The "not right now" of God doesn't necessarily mean "never." We would do well to remember that the Lord knows what He's doing even when we don't. That's what makes the last point oh-so-sweet.
5. Sacrifice comes with the territory.
As hard as this parenting business is, and as frustrating as it can be, this one thing I know for certain: I love my children so much that I would die for them without a moment's hesitation. I wouldn't have to stop to think about it. There would be no weighing of the pros and cons. I would just do it, because that's what love does. It sacrifices itself for the good of others.
Any parent knows well the sacrifices that come with the job. From giving up countless nights of sleep to leaving behind dream jobs to making sure that all of their little needs are met before you even begin to consider your own, you know what it means to lay aside your own needs/wants/desires to make sure their needs/wants/desires are taken care of.

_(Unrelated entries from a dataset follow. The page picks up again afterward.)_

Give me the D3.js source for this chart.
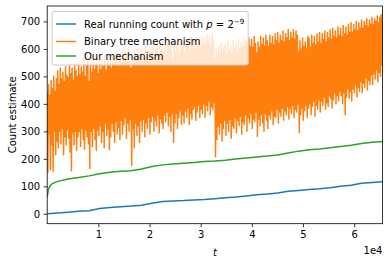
<!DOCTYPE html>
<html>
<head>
<meta charset="utf-8">
<script src="https://cdn.jsdelivr.net/npm/d3@7"></script>
<style>
  body { margin: 0; background: #fff; }
  svg { display: block; font-family: "DejaVu Sans", sans-serif; }
</style>
</head>
<body>
<div id="chart"></div>
<script>
// values
var xTicks = [10000, 20000, 30000, 40000, 50000, 60000];
var xTickLabels = ["1", "2", "3", "4", "5", "6"];
var yTicks = [0, 100, 200, 300, 400, 500, 600, 700];

// real running count, sampled every 2048 steps
var realT = d3.range(0, 65537, 2048);
var realCount = [0, 3, 6, 9, 11, 19, 23, 26, 28, 31, 38, 45, 47, 48, 50, 52,
  55, 58, 61, 65, 69, 72, 76, 82, 85, 88, 91, 95, 100, 104, 111, 114, 117];

// our mechanism
var oursT = [0, 256, 512, 1024, 2048, 4096, 6144, 8192, 10240, 12288, 14336, 16384,
  18432, 20480, 22528, 24576, 26624, 28672, 30720, 32768, 34816, 36864, 38912,
  40960, 43008, 45056, 47104, 49152, 51200, 53248, 55296, 57344, 59392, 61440,
  63488, 65536];
var oursCount = [62, 90, 100, 110, 118, 127, 132, 138, 146, 151, 155, 157, 163,
  172, 178, 181, 184, 187, 190, 192, 195, 199, 203, 207, 210, 214, 221, 228,
  233, 236, 240, 245, 249, 256, 260, 263];

// binary tree mechanism, every 128 steps (very noisy), one row per 2048 steps
var treeT = d3.range(0, 65537, 128);
var treeCount = [
  440,150, 470,290, 430,160, 485,250, 455,155, 500,300, 445,215, 490,265,
  520,240, 470,300, 530,255, 490,310, 515,215, 480,280, 535,250, 505,305,
  495,275, 540,225, 510,157, 530,295, 485,250, 545,300, 520,230, 500,280,
  550,300, 505,245, 535,310, 515,270, 555,235, 500,305, 540,280, 560,255,
  480,165, 545,300, 515,245, 560,310, 525,270, 540,230, 570,305, 510,285,
  555,320, 525,260, 565,300, 535,240, 575,330, 520,285, 560,310, 545,233,
  570,280, 530,330, 580,300, 545,260, 560,335, 590,290, 535,315, 575,270,
  585,340, 550,290, 600,325, 560,350, 590,275, 570,330, 605,300, 555,345,
  530,176, 575,310, 550,240, 590,330, 560,285, 600,320, 570,260, 585,340,
  600,300, 560,345, 590,280, 610,330, 575,310, 595,350, 565,290, 605,335,
  590,355, 615,300, 575,340, 600,320, 620,360, 585,295, 610,345, 595,330,
  625,310, 590,360, 610,335, 580,370, 630,320, 600,355, 615,300, 595,365,
  560,259, 610,330, 590,365, 625,310, 600,350, 580,375, 630,325, 605,360,
  620,330, 590,375, 635,350, 605,385, 625,325, 595,365, 640,345, 610,380,
  630,390, 600,340, 645,370, 615,395, 635,350, 605,380, 650,365, 620,400,
  640,350, 610,395, 650,375, 625,410, 645,360, 615,390, 655,380, 630,405,
  550,208, 600,270, 575,320, 610,290, 585,330, 620,265, 590,310, 605,340,
  615,285, 580,330, 625,300, 595,345, 610,275, 585,320, 630,310, 600,350,
  620,295, 590,340, 635,320, 600,355, 625,290, 605,335, 640,325, 610,360,
  630,300, 600,350, 640,330, 610,365, 635,310, 605,345, 645,335, 620,370,
  585,281, 625,345, 605,320, 645,360, 615,330, 640,300, 610,365, 650,340,
  630,310, 610,360, 650,345, 620,375, 645,325, 615,355, 655,350, 630,380,
  660,330, 620,370, 650,355, 630,385, 665,340, 625,375, 655,360, 640,390,
  670,345, 630,385, 660,365, 640,395, 670,350, 635,380, 665,370, 650,400,
  590,295, 630,360, 600,385, 640,340, 610,375, 625,395, 600,350, 645,385,
  640,400, 605,360, 650,390, 620,410, 645,355, 615,395, 655,380, 625,415,
  660,370, 620,410, 655,395, 635,425, 665,380, 625,405, 660,390, 640,430,
  670,420, 635,385, 675,415, 645,440, 665,400, 640,430, 680,410, 650,445,
  675,430, 645,400, 685,440, 655,360, 680,425, 650,455, 690,420, 660,445,
  695,410, 660,455, 690,440, 670,470, 700,425, 665,460, 695,445, 675,480,
  705,440, 675,475, 700,460, 685,495, 710,450, 680,485, 705,470, 690,505,
  715,470, 690,510, 710,490, 700,525, 720,480, 695,515, 715,500, 725,540,
  700];

var width = 389, height = 264;
var margin = { top: 6, right: 6.5, bottom: 40.3, left: 47.2 };
var innerW = width - margin.left - margin.right,
  innerH = height - margin.top - margin.bottom;

var x = d3.scaleLinear().domain([0, 65536]).range([0, innerW]);
var y = d3.scaleLinear().domain([-36, 756]).range([innerH, 0]);

var svg = d3.select("#chart").append("svg")
  .attr("width", width)
  .attr("height", height);

var g = svg.append("g")
  .attr("transform", `translate(${margin.left},${margin.top})`);

g.append("clipPath").attr("id", "clip")
  .append("rect").attr("width", innerW).attr("height", innerH);

var line = d3.line()
  .x(function (d) { return x(d[0]); })
  .y(function (d) { return y(d[1]); });

var series = [
  { name: "real", color: "#1f77b4", pts: d3.zip(realT, realCount) },
  { name: "tree", color: "#ff7f0e", pts: d3.zip(treeT, treeCount) },
  { name: "ours", color: "#2ca02c", pts: d3.zip(oursT, oursCount) }
];

g.append("g").attr("clip-path", "url(#clip)")
  .selectAll("path")
  .data(series)
  .join("path")
  .attr("fill", "none")
  .attr("stroke", function (d) { return d.color; })
  .attr("stroke-width", 1.5)
  .attr("stroke-linejoin", "round")
  .attr("d", function (d) { return line(d.pts); });

// axes
var xAxis = d3.axisBottom(x).tickValues(xTicks)
  .tickFormat(function (d, i) { return xTickLabels[i]; })
  .tickSize(3.5).tickPadding(3.5);
var yAxis = d3.axisLeft(y).tickValues(yTicks).tickSize(3.5).tickPadding(3.5);

var gx = g.append("g").attr("transform", `translate(0,${innerH})`).call(xAxis);
var gy = g.append("g").call(yAxis);
[gx, gy].forEach(function (a) {
  a.select(".domain").remove();
  a.selectAll(".tick line").attr("stroke", "#000").attr("stroke-width", 0.8);
  a.selectAll(".tick text").attr("fill", "#000")
    .style("font-family", "DejaVu Sans").style("font-size", "10px");
});

// frame
g.append("rect")
  .attr("width", innerW).attr("height", innerH)
  .attr("fill", "none").attr("stroke", "#000").attr("stroke-width", 0.8);

// labels
svg.append("text")
  .attr("transform", `translate(12,${margin.top + innerH / 2}) rotate(-90)`)
  .attr("text-anchor", "middle")
  .attr("dy", "0.35em")
  .style("font-size", "10px")
  .text("Count estimate");

svg.append("text")
  .attr("x", margin.left + innerW / 2)
  .attr("y", 256)
  .attr("text-anchor", "middle")
  .style("font-size", "10px")
  .style("font-style", "italic")
  .text("t");

svg.append("text")
  .attr("x", margin.left + innerW)
  .attr("y", 253.5)
  .attr("text-anchor", "end")
  .style("font-size", "10px")
  .text("1e4");

// legend
var legend = svg.append("g");
legend.append("rect")
  .attr("x", 52.2).attr("y", 11.5)
  .attr("width", 196).attr("height", 53.5)
  .attr("rx", 2)
  .attr("fill", "#fff").attr("fill-opacity", 0.8)
  .attr("stroke", "#cccccc").attr("stroke-width", 1);

var rowY = [24, 41.5, 56];
var items = legend.selectAll("g.item")
  .data(series)
  .join("g")
  .attr("class", "item")
  .attr("transform", function (d, i) { return `translate(0,${rowY[i]})`; });

items.append("line")
  .attr("x1", 56).attr("x2", 76)
  .attr("stroke", function (d) { return d.color; })
  .attr("stroke-width", 1.5);

var labels = items.append("text")
  .attr("x", 84)
  .attr("dy", "0.35em")
  .style("font-size", "10px");

labels.filter(function (d) { return d.name === "tree"; }).text("Binary tree mechanism");
labels.filter(function (d) { return d.name === "ours"; }).text("Our mechanism");
var realLabel = labels.filter(function (d) { return d.name === "real"; });
realLabel.append("tspan").text("Real running count with ");
realLabel.append("tspan").style("font-style", "italic").text("p");
realLabel.append("tspan").text(" = 2");
realLabel.append("tspan").attr("dy", "-0.45em").style("font-size", "7px").text("\u22129");
</script>
</body>
</html>
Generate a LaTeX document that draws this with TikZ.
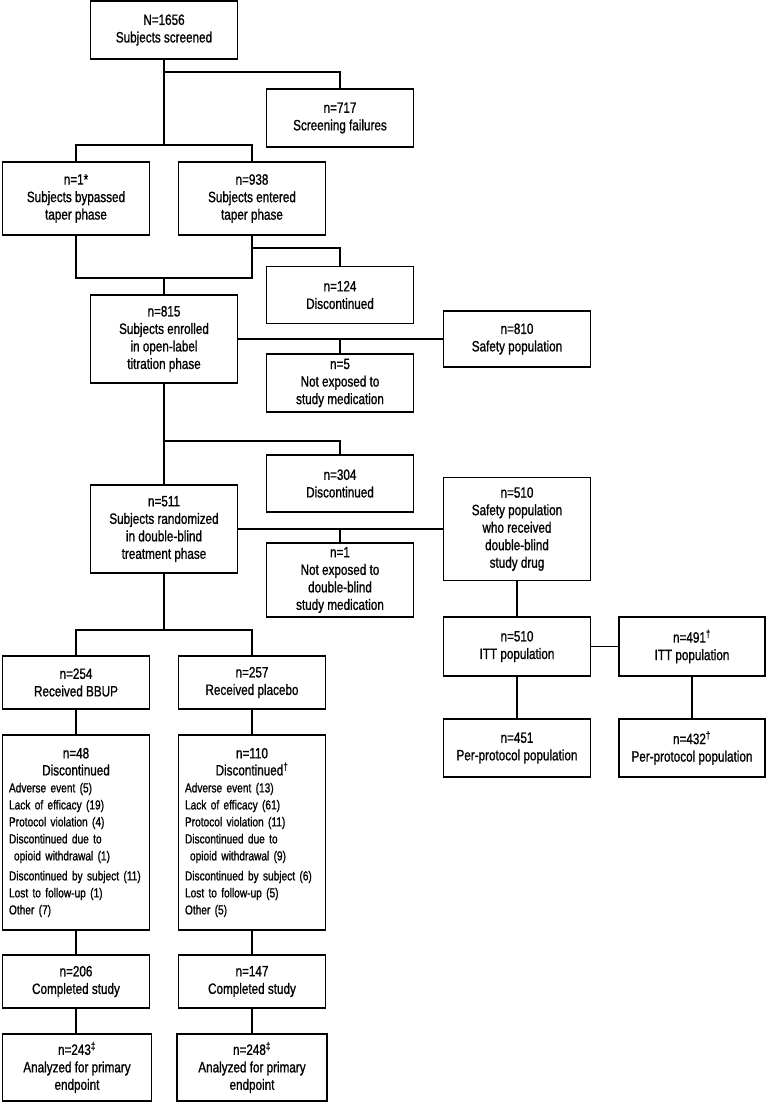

Think about all the things you would do to protect your children from harm. Now multiply that by 10 million. Those are the kinds of lengths God went to when He died for us. He knew that we would never be able to reach Him on our own, so He did the only thing a loving Father could do. He came to us. He made a way for us to reach Him. He sacrificed Himself for us. Without hesitation. Simply because He loves us.
I didn't really understand that kind of love before I had kids. Intellectually, I grasped the concept, but I didn't really get it until I became a mama and realized that I would gladly throw myself in front of an oncoming train just to shove my baby off the tracks. That's exactly what happened on the cross. We were standing in the middle of the tracks completely oblivious to the locomotive bearing down on us when Jesus stepped in front of us to save us. Now that's love.